WHAT TO DO:
Output the data word for word, dropping every image.

____

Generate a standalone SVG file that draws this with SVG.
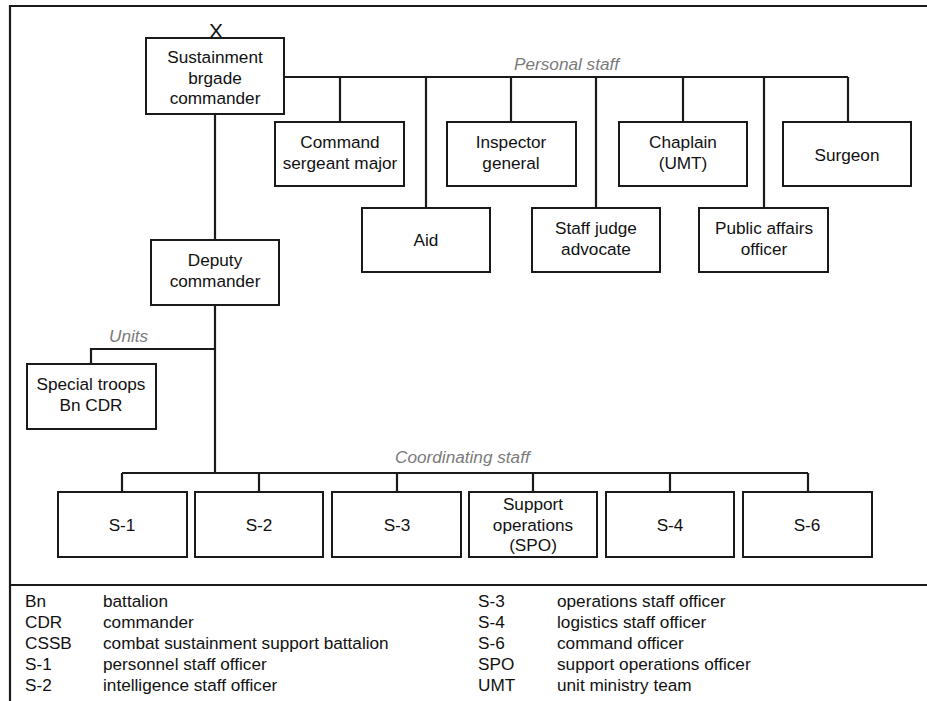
<svg xmlns="http://www.w3.org/2000/svg" width="927" height="701" viewBox="0 0 927 701">
  <style>
    .box { fill: #fff; stroke: #1a1a1a; stroke-width: 2; }
    .ln { fill: none; stroke: #1a1a1a; stroke-width: 2.2; }
    text { font-family: "Liberation Sans", Arial, sans-serif; font-size: 17.2px; fill: #111; }
    .c { text-anchor: middle; }
    .grp { font-style: italic; fill: #7a7a7a; }
  </style>
  <rect width="927" height="701" fill="#fff"/>

  <!-- frame and legend divider -->
  <path class="ln" d="M10,701 V6 H927"/>
  <path class="ln" d="M10,585 H927"/>

  <!-- connectors -->
  <g id="connectors">
    <!-- personal staff bus -->
    <path class="ln" d="M284,77 H848"/>
    <path class="ln" d="M340,77 V122 M426,77 V208 M511,77 V122 M596,77 V208 M683,77 V122 M764,77 V208 M848,77 V122"/>
    <!-- command chain -->
    <path class="ln" d="M215,114 V240 M215,305 V473"/>
    <!-- units -->
    <path class="ln" d="M215,349 H91 V364"/>
    <!-- coordinating staff bus -->
    <path class="ln" d="M122,473 H808"/>
    <path class="ln" d="M122,473 V492 M259,473 V492 M397,473 V492 M533,473 V492 M670,473 V492 M808,473 V492"/>
  </g>

  <!-- group labels -->
  <text class="grp" x="514" y="70">Personal staff</text>
  <text class="grp" x="109" y="342">Units</text>
  <text class="grp" x="395" y="463">Coordinating staff</text>

  <!-- top command -->
  <g id="commander">
    <text class="c" x="216" y="38" style="font-size:21px">X</text>
    <rect class="box" x="146" y="38" width="138" height="76"/>
    <text class="c" x="215" y="63">Sustainment</text>
    <text class="c" x="215" y="84">brgade</text>
    <text class="c" x="215" y="104">commander</text>
  </g>

  <g id="csm">
    <rect class="box" x="275" y="122" width="129" height="64"/>
    <text class="c" x="340" y="148">Command</text>
    <text class="c" x="340" y="169">sergeant major</text>
  </g>
  <g id="ig">
    <rect class="box" x="447" y="122" width="129" height="64"/>
    <text class="c" x="511" y="148">Inspector</text>
    <text class="c" x="511" y="169">general</text>
  </g>
  <g id="chaplain">
    <rect class="box" x="619" y="122" width="128" height="64"/>
    <text class="c" x="683" y="148">Chaplain</text>
    <text class="c" x="683" y="169">(UMT)</text>
  </g>
  <g id="surgeon">
    <rect class="box" x="783" y="122" width="128" height="64"/>
    <text class="c" x="847" y="161">Surgeon</text>
  </g>

  <g id="aid">
    <rect class="box" x="362" y="208" width="128" height="64"/>
    <text class="c" x="426" y="246">Aid</text>
  </g>
  <g id="sja">
    <rect class="box" x="532" y="208" width="128" height="64"/>
    <text class="c" x="596" y="234">Staff judge</text>
    <text class="c" x="596" y="255">advocate</text>
  </g>
  <g id="pao">
    <rect class="box" x="699" y="208" width="129" height="64"/>
    <text class="c" x="764" y="234">Public affairs</text>
    <text class="c" x="764" y="255">officer</text>
  </g>

  <g id="deputy">
    <rect class="box" x="151" y="240" width="128" height="65"/>
    <text class="c" x="215" y="266">Deputy</text>
    <text class="c" x="215" y="287">commander</text>
  </g>

  <g id="stb">
    <rect class="box" x="27" y="364" width="129" height="65"/>
    <text class="c" x="91" y="390">Special troops</text>
    <text class="c" x="91" y="411">Bn CDR</text>
  </g>

  <g id="s1">
    <rect class="box" x="58" y="492" width="129" height="65"/>
    <text class="c" x="122" y="531">S-1</text>
  </g>
  <g id="s2">
    <rect class="box" x="195" y="492" width="128" height="65"/>
    <text class="c" x="259" y="531">S-2</text>
  </g>
  <g id="s3">
    <rect class="box" x="332" y="492" width="129" height="65"/>
    <text class="c" x="397" y="531">S-3</text>
  </g>
  <g id="spo">
    <rect class="box" x="469" y="492" width="128" height="65"/>
    <text class="c" x="533" y="510">Support</text>
    <text class="c" x="533" y="531">operations</text>
    <text class="c" x="533" y="551">(SPO)</text>
  </g>
  <g id="s4">
    <rect class="box" x="606" y="492" width="128" height="65"/>
    <text class="c" x="670" y="531">S-4</text>
  </g>
  <g id="s6">
    <rect class="box" x="743" y="492" width="129" height="65"/>
    <text class="c" x="807" y="531">S-6</text>
  </g>

  <!-- legend -->
  <g id="legend">
    <text x="25" y="607">Bn</text><text x="103" y="607">battalion</text>
    <text x="25" y="628">CDR</text><text x="103" y="628">commander</text>
    <text x="25" y="649">CSSB</text><text x="103" y="649">combat sustainment support battalion</text>
    <text x="25" y="670">S-1</text><text x="103" y="670">personnel staff officer</text>
    <text x="25" y="691">S-2</text><text x="103" y="691">intelligence staff officer</text>
    <text x="478" y="607">S-3</text><text x="557" y="607">operations staff officer</text>
    <text x="478" y="628">S-4</text><text x="557" y="628">logistics staff officer</text>
    <text x="478" y="649">S-6</text><text x="557" y="649">command officer</text>
    <text x="478" y="670">SPO</text><text x="557" y="670">support operations officer</text>
    <text x="478" y="691">UMT</text><text x="557" y="691">unit ministry team</text>
  </g>
</svg>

____

ANSWER BELOW:
Generate a standalone SVG file that draws this with SVG.
<svg xmlns="http://www.w3.org/2000/svg" width="927" height="701" viewBox="0 0 927 701">
  <style>
    .box { fill: #fff; stroke: #1a1a1a; stroke-width: 2; }
    .ln { fill: none; stroke: #1a1a1a; stroke-width: 2.2; }
    text { font-family: "Liberation Sans", Arial, sans-serif; font-size: 17.2px; fill: #111; }
    .c { text-anchor: middle; }
    .grp { font-style: italic; fill: #7a7a7a; }
  </style>
  <rect width="927" height="701" fill="#fff"/>

  <!-- frame and legend divider -->
  <path class="ln" d="M10,701 V6 H927"/>
  <path class="ln" d="M10,585 H927"/>

  <!-- connectors -->
  <g id="connectors">
    <!-- personal staff bus -->
    <path class="ln" d="M284,77 H848"/>
    <path class="ln" d="M340,77 V122 M426,77 V208 M511,77 V122 M596,77 V208 M683,77 V122 M764,77 V208 M848,77 V122"/>
    <!-- command chain -->
    <path class="ln" d="M215,114 V240 M215,305 V473"/>
    <!-- units -->
    <path class="ln" d="M215,349 H91 V364"/>
    <!-- coordinating staff bus -->
    <path class="ln" d="M122,473 H808"/>
    <path class="ln" d="M122,473 V492 M259,473 V492 M397,473 V492 M533,473 V492 M670,473 V492 M808,473 V492"/>
  </g>

  <!-- group labels -->
  <text class="grp" x="514" y="70">Personal staff</text>
  <text class="grp" x="109" y="342">Units</text>
  <text class="grp" x="395" y="463">Coordinating staff</text>

  <!-- top command -->
  <g id="commander">
    <text class="c" x="216" y="38" style="font-size:21px">X</text>
    <rect class="box" x="146" y="38" width="138" height="76"/>
    <text class="c" x="215" y="63">Sustainment</text>
    <text class="c" x="215" y="84">brgade</text>
    <text class="c" x="215" y="104">commander</text>
  </g>

  <g id="csm">
    <rect class="box" x="275" y="122" width="129" height="64"/>
    <text class="c" x="340" y="148">Command</text>
    <text class="c" x="340" y="169">sergeant major</text>
  </g>
  <g id="ig">
    <rect class="box" x="447" y="122" width="129" height="64"/>
    <text class="c" x="511" y="148">Inspector</text>
    <text class="c" x="511" y="169">general</text>
  </g>
  <g id="chaplain">
    <rect class="box" x="619" y="122" width="128" height="64"/>
    <text class="c" x="683" y="148">Chaplain</text>
    <text class="c" x="683" y="169">(UMT)</text>
  </g>
  <g id="surgeon">
    <rect class="box" x="783" y="122" width="128" height="64"/>
    <text class="c" x="847" y="161">Surgeon</text>
  </g>

  <g id="aid">
    <rect class="box" x="362" y="208" width="128" height="64"/>
    <text class="c" x="426" y="246">Aid</text>
  </g>
  <g id="sja">
    <rect class="box" x="532" y="208" width="128" height="64"/>
    <text class="c" x="596" y="234">Staff judge</text>
    <text class="c" x="596" y="255">advocate</text>
  </g>
  <g id="pao">
    <rect class="box" x="699" y="208" width="129" height="64"/>
    <text class="c" x="764" y="234">Public affairs</text>
    <text class="c" x="764" y="255">officer</text>
  </g>

  <g id="deputy">
    <rect class="box" x="151" y="240" width="128" height="65"/>
    <text class="c" x="215" y="266">Deputy</text>
    <text class="c" x="215" y="287">commander</text>
  </g>

  <g id="stb">
    <rect class="box" x="27" y="364" width="129" height="65"/>
    <text class="c" x="91" y="390">Special troops</text>
    <text class="c" x="91" y="411">Bn CDR</text>
  </g>

  <g id="s1">
    <rect class="box" x="58" y="492" width="129" height="65"/>
    <text class="c" x="122" y="531">S-1</text>
  </g>
  <g id="s2">
    <rect class="box" x="195" y="492" width="128" height="65"/>
    <text class="c" x="259" y="531">S-2</text>
  </g>
  <g id="s3">
    <rect class="box" x="332" y="492" width="129" height="65"/>
    <text class="c" x="397" y="531">S-3</text>
  </g>
  <g id="spo">
    <rect class="box" x="469" y="492" width="128" height="65"/>
    <text class="c" x="533" y="510">Support</text>
    <text class="c" x="533" y="531">operations</text>
    <text class="c" x="533" y="551">(SPO)</text>
  </g>
  <g id="s4">
    <rect class="box" x="606" y="492" width="128" height="65"/>
    <text class="c" x="670" y="531">S-4</text>
  </g>
  <g id="s6">
    <rect class="box" x="743" y="492" width="129" height="65"/>
    <text class="c" x="807" y="531">S-6</text>
  </g>

  <!-- legend -->
  <g id="legend">
    <text x="25" y="607">Bn</text><text x="103" y="607">battalion</text>
    <text x="25" y="628">CDR</text><text x="103" y="628">commander</text>
    <text x="25" y="649">CSSB</text><text x="103" y="649">combat sustainment support battalion</text>
    <text x="25" y="670">S-1</text><text x="103" y="670">personnel staff officer</text>
    <text x="25" y="691">S-2</text><text x="103" y="691">intelligence staff officer</text>
    <text x="478" y="607">S-3</text><text x="557" y="607">operations staff officer</text>
    <text x="478" y="628">S-4</text><text x="557" y="628">logistics staff officer</text>
    <text x="478" y="649">S-6</text><text x="557" y="649">command officer</text>
    <text x="478" y="670">SPO</text><text x="557" y="670">support operations officer</text>
    <text x="478" y="691">UMT</text><text x="557" y="691">unit ministry team</text>
  </g>
</svg>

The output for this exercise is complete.